EXERCISE PROMPT:
Find and copy lines holding "matplotlib".

INFORMATION SUPPLIED:

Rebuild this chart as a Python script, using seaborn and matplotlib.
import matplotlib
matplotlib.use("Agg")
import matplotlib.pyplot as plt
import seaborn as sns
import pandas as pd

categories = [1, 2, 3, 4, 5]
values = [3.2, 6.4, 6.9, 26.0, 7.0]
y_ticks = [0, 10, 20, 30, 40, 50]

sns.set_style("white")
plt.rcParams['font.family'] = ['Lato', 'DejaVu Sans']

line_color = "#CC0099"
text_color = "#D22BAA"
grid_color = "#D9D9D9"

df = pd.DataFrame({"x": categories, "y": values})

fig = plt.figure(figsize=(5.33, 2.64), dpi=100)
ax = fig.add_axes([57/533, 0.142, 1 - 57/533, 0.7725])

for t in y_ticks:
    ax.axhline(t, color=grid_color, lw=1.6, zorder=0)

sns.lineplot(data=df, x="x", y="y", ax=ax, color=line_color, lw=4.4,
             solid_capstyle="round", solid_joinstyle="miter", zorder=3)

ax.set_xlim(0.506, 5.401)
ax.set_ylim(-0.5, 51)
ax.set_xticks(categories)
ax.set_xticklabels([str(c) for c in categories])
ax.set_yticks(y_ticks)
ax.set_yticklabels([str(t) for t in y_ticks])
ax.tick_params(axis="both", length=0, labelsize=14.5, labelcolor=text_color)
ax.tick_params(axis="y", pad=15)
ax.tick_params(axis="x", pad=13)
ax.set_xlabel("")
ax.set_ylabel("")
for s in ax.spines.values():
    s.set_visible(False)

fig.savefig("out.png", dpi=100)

EXERCISE SOLUTION:
Rebuild this chart as a Python script, using seaborn and matplotlib.
import matplotlib
matplotlib.use("Agg")
import matplotlib.pyplot as plt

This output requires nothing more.